Small Wineries, Huge Vision, Big Flavors--Garagiste Fest '23

Malvasia Bianca makes up less than 0.2% of white grapes in California. But at Saturday's 9th Annual Garagiste Wine Festival--Southern Exposure, held at the Veterans Hall in Solvang, you could taste two wines made from this semi-obscure grape about ten feet apart. Being tiny does that for you as a winery--you can mess around, follow your passion, craft single expressions of grapes most often known for blending. Nobody is going to care too much, and it can't hurt your bottom line too much, as you barely have a line at all. Too often the big folks can't risk doing something that doesn't end in dollars. (Note, sometimes people experiment when the get big; in the beer world take Firestone Walker and its Barrelworks program, where all that 805 the masses wash down allows for things like Royal Street, an ale that apes a Sazerac, and it is almost Mardi Gras. Still....)

As for that Malvasia Bianca, the two versions were certainly distinct, even if both on the dry side for this white grape better known elsewhere in the world. For tercero, Larry Schaffer made a MB that's floral and perfect for the warmest days of spring.
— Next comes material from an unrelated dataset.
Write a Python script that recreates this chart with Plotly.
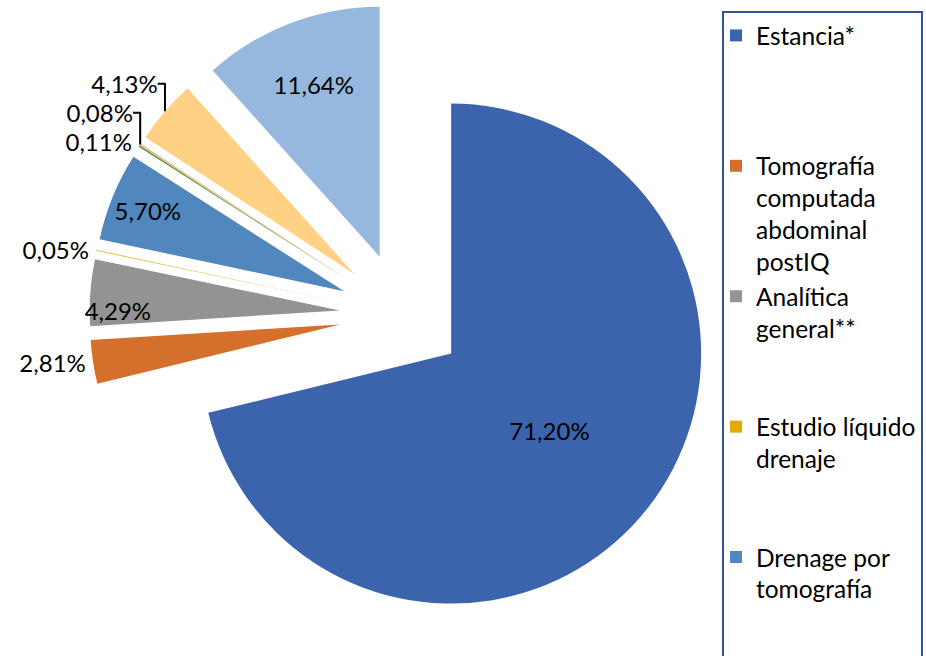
import plotly.graph_objects as go

# Data (percent of total cost)
values = [71.20, 2.81, 4.29, 0.05, 5.70, 0.11, 0.08, 4.13, 11.64]
slice_colors = ["#3C64AD", "#D46F2C", "#939393", "#E3AA00", "#5087BE",
                "#5E9C3A", "#F0A987", "#FFD184", "#97B8DE"]
text_pos = ["inside", "outside", "inside", "outside", "inside",
            "outside", "outside", "outside", "inside"]

legend_names = ["Estancia*",
                "Tomografía computada abdominal postIQ",
                "Analítica general**",
                "Estudio líquido drenaje",
                "Drenage por tomografía"]
legend_values = values[:5]
legend_colors = slice_colors[:5]

NB = "\u00a0"
legend_display = [
    "Estancia*<br>" + NB + "<br>" + NB + "<br>" + NB,
    "Tomografía<br>computada<br>abdominal<br>postIQ",
    "Analítica<br>general**<br>" + NB + "<br>" + NB,
    "Estudio líquido<br>drenaje<br>" + NB + "<br>" + NB,
    "Drenage por<br>tomografía<br>" + NB + "<br>" + NB,
]

labels_text = [f"{v:.2f}".replace(".", ",") + "%" for v in values]

FONT = "Lato"
W, H = 926, 656

fig = go.Figure()

# legend-only carrier (tiny, hidden beneath the main pie)
fig.add_trace(go.Pie(
    labels=legend_display,
    values=legend_values,
    marker=dict(colors=legend_colors, line=dict(width=0)),
    sort=False, direction="clockwise", rotation=0,
    textinfo="none", hoverinfo="skip",
    domain=dict(x=[0.62, 0.624], y=[0.25, 0.254]),
    showlegend=True,
))

fig.add_trace(go.Pie(
    values=values,
    text=labels_text,
    textinfo="text",
    textposition=text_pos,
    insidetextorientation="horizontal",
    textfont=dict(family=FONT, size=24, color="black"),
    marker=dict(colors=slice_colors, line=dict(width=0)),
    pull=[0.25] * len(values),
    sort=False, direction="clockwise", rotation=0,
    domain=dict(x=[89.5 / W, 714.5 / W], y=[1 - 627.5 / H, 1 - 2.5 / H]),
    showlegend=False,
    automargin=False,
))

fig.update_layout(
    width=W, height=H,
    margin=dict(l=0, r=0, t=0, b=0, pad=0, autoexpand=False),
    paper_bgcolor="white", plot_bgcolor="white",
    font=dict(family=FONT, color="black"),
    uniformtext=dict(minsize=24, mode="show"),
    legend=dict(
        x=722 / W, y=1 - 11 / H, xanchor="left", yanchor="top",
        bgcolor="white", bordercolor="#2F5597", borderwidth=2,
        font=dict(family=FONT, size=24.5, color="black"),
        valign="top", traceorder="normal", maxheight=1200,
        indentation=-8,
    ),
)

fig.write_html(
    "out.html",
    config={"displayModeBar": False},
    post_script="document.body.style.margin='0';document.body.style.padding='0';",
)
For Lepiane, Alison Thomson made a MB that sips like a fine vermouth. Such delightful and keen distinctions were a huge part of the thrill of the afternoon tasting.

So was a sense of discovery. Take the tongue-in-cheek Funky Town, a side project from the bigger and better known Ampelos. Winemaker Peter Work didn't want to grow complacent, so came up with this second, experimental label to play a bit. And what tasty play it is, including a Piquette made from the "leftovers" of Syrah and Grenache production, bright, fizzy, and a mere 7% ABV, so a perfect lunch wine. Then there's a spicy Carignane and an orange Albariño from a bit more skin contact that offers surprisingly chewy tannin for a "white" grape.

An event like Garagiste also lets you taste unusual terroir--for example, Pinot Noir from Marin County. Talk about your ocean effect--Kendric Vineyards is equidistant between Tomales Bay and the SF Bay. The result is a lighter, almost more Oregonian Pinot, with plenty of cherry but also earth and some oomph from stem inclusion. 

And then there are wines beyond the imagination, almost. At the Hermann York table one of the pourers preceded giving us a taste of their 2021 Galleano Rosso--a wine that's 100% Salvador grape--with the claim, "This doesn't really exist anymore. When you have it, it will either change your life or you'll say, 'It's not for me.'" It swirled an inky, almost ominous color in the glass. Indeed, it packs that kind of a wallop, think the zinniest of zinfandels in a bad mood. If you've ever wondered what the flavor of intensity is, here's your wine. Perfect for a grape that comes from uncertain parentage, it's rough and tumble and lovable all at once for being so much itself.

Sort of like Garagiste, still highlighting small producers (under 1900 cases a year), still supporting the Cal Poly Wine and Viticulture program (especially through silent auction at the event), still making clear bigger is far from better. And certainly not more interesting.

All apologies to all the fine wineries I didn't mention by wine in this write-up that offered lovely pours: Camins 2 Dreams, Dana V. Wines, Diablo Paso, Kimsey Vineyard, Montemar Wines, Silver Wines, and Tomi Cellars.